IMO, using a pi for android auto would be the easiest way to do this but totally get wanting to do it on your own.
I think as long as you use something like organic maps and have a GPS module, a pi should be able to at least do GPS. That said, I think you have to use downloaded maps in that case. I can’t say for sure but that’d be my best guess.
As for screens, my advice is just buy a screen from pi. I looked extensively for a screen that you can hook up to a pi with usb c or anything else and from what I saw, a lot of the options for touchscreens are worse and or more expensive than what pi offers at $65 and its about as plug and play as it gets since they built it.
In all I think its very doable hardware wise.
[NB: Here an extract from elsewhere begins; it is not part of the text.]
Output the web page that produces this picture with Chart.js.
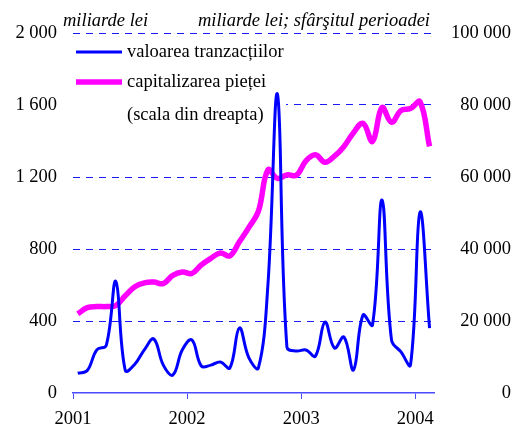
<!DOCTYPE html>
<html>
<head>
<meta charset="utf-8">
<script src="https://cdn.jsdelivr.net/npm/chart.js@4"></script>
<style>
  html, body { margin: 0; padding: 0; background: #fff; }
</style>
</head>
<body>
<canvas id="chart" width="528" height="430"></canvas>
<script>
const years = ["2001", "2002", "2003", "2004"];
const monthsPerYear = 12;

// monthly values, Jan 2001 - Feb 2004
const valoareaTranzactiilor = [
  110, 125, 240, 265, 620, 125, 160, 240, 300, 155, 100, 240,
  295, 150, 155, 172, 139, 361, 195, 139, 600, 1660, 255, 233,
  239, 205, 394, 250, 311, 128, 433, 378, 1072, 294, 228, 156,
  1005, 361
];
const capitalizareaPietei = [
  22000, 23700, 24000, 24000, 24300, 27000, 29500, 30600, 30800, 30400, 32700, 33600,
  33200, 35600, 37400, 38900, 38100, 42000, 46000, 50500, 62000, 59600, 60600, 60500,
  64500, 66200, 64100, 65800, 68500, 72300, 74900, 69900, 79300, 75200, 78500, 79000,
  80900, 68500
];

const leftLabel = "miliarde lei";
const rightLabel = "miliarde lei; sfârşitul perioadei";
const legendNote = "(scala din dreapta)";

const serif = "'Liberation Serif', 'Times New Roman', serif";
const fontSize = 18.5;
const gridBlue = "#1a1aff";

function spaced(v) {
  return String(v).replace(/\B(?=(\d{3})+(?!\d))/g, " ");
}

function toPoints(arr) {
  return arr.map((v, i) => ({ x: i + 0.5, y: v }));
}

// white box behind the legend (hides part of the 1 600 gridline)
const legendBox = {
  id: "legendBox",
  beforeDatasetsDraw(chart) {
    const ctx = chart.ctx;
    ctx.save();
    ctx.fillStyle = "#fff";
    ctx.fillRect(73, 40, 213, 88);
    ctx.restore();
  },
  afterDraw(chart) {
    const ctx = chart.ctx;
    const ds = chart.data.datasets;
    ctx.save();
    ctx.fillStyle = "#000";
    ctx.textBaseline = "middle";

    ctx.font = "italic " + fontSize + "px " + serif;
    ctx.textAlign = "left";
    ctx.fillText(leftLabel, 63, 21);
    ctx.textAlign = "right";
    ctx.fillText(rightLabel, 430, 21);

    ctx.font = fontSize + "px " + serif;
    ctx.textAlign = "left";
    const rows = [52, 82];
    ds.forEach((d, i) => {
      ctx.strokeStyle = d.borderColor;
      ctx.lineWidth = d.borderWidth;
      ctx.beginPath();
      ctx.moveTo(76, rows[i]);
      ctx.lineTo(122, rows[i]);
      ctx.stroke();
      ctx.fillText(d.label, 127, rows[i]);
    });
    ctx.fillText(legendNote, 127, 115);
    ctx.restore();
  }
};

new Chart(document.getElementById("chart"), {
  type: "line",
  data: {
    datasets: [
      {
        label: "valoarea tranzacțiilor",
        data: toPoints(valoareaTranzactiilor),
        borderColor: "#0000ff",
        borderWidth: 3,
        pointRadius: 0,
        tension: 0.4,
        yAxisID: "y",
        order: 1
      },
      {
        label: "capitalizarea pieței",
        data: toPoints(capitalizareaPietei),
        borderColor: "#ff00ff",
        borderWidth: 5.5,
        pointRadius: 0,
        tension: 0.4,
        yAxisID: "y2",
        order: 2
      }
    ]
  },
  options: {
    responsive: false,
    animation: false,
    layout: { padding: { top: 33, right: 17, bottom: 0, left: 0 } },
    plugins: {
      legend: { display: false },
      tooltip: { enabled: false }
    },
    scales: {
      x: {
        type: "linear",
        min: 0,
        max: years.length * monthsPerYear - 10,
        afterBuildTicks: (s) => {
          s.ticks = years.map((y, i) => ({ value: i * monthsPerYear }));
        },
        ticks: {
          callback: (v) => years[v / monthsPerYear],
          color: "#000",
          font: { family: serif, size: fontSize },
          padding: 9,
          maxRotation: 0,
          autoSkip: false
        },
        grid: { drawOnChartArea: false, drawTicks: true, tickLength: 6, color: "#4a4aff" },
        border: { display: true, color: "#4a4aff", width: 1.5 },
        afterFit: (s) => { s.height = 37; }
      },
      y: {
        position: "left",
        min: 0,
        max: 2000,
        ticks: {
          stepSize: 400,
          callback: (v) => spaced(v),
          color: "#000",
          font: { family: serif, size: fontSize },
          padding: 16
        },
        grid: {
          drawTicks: false,
          color: (c) => (c.tick && c.tick.value === 0 ? "rgba(0,0,0,0)" : gridBlue),
          lineWidth: 1
        },
        border: { display: false, dash: [7, 6] },
        afterFit: (s) => { s.width = 73; }
      },
      y2: {
        position: "right",
        min: 0,
        max: 100000,
        ticks: {
          stepSize: 20000,
          callback: (v) => spaced(v),
          color: "#000",
          font: { family: serif, size: fontSize },
          padding: 16,
          crossAlign: "far"
        },
        grid: { drawOnChartArea: false, drawTicks: false },
        border: { display: false },
        afterFit: (s) => { s.width = 511 - 434.3; }
      }
    }
  },
  plugins: [legendBox]
});
</script>
</body>
</html>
Software would maybe be your only hurdle depending on how exactly you want this set up. If you wanna throw a couple weeks of work at it, I’d be interested to see it so def post again if you do.
You’d be better off getting a sub-$300 phone or tablet because this will cost way more than that easily, and without a battery, this is going to be a really shitty user experience.
The performance of a cheap mobile device will also be vastly better than a Pi device of any kind.
That’s the obvious route, indeed. But it’s not a fun one, I don’t get to own the data and the device is subject to poor updates which will render it useless in a few years. I’d rather buy an old GPS than buy a new phone honestly. The phone that is currently the culprit cost me 230, 23 months ago. It still works perfectly fine outside of the car for everything I need it for, it just doesn’t like being used in car. It’s too much for it I guess, though it wasn’t too much two years ago.
I considered a tablet, but I’m not sure if there’s a serious advantage over a phone at that point.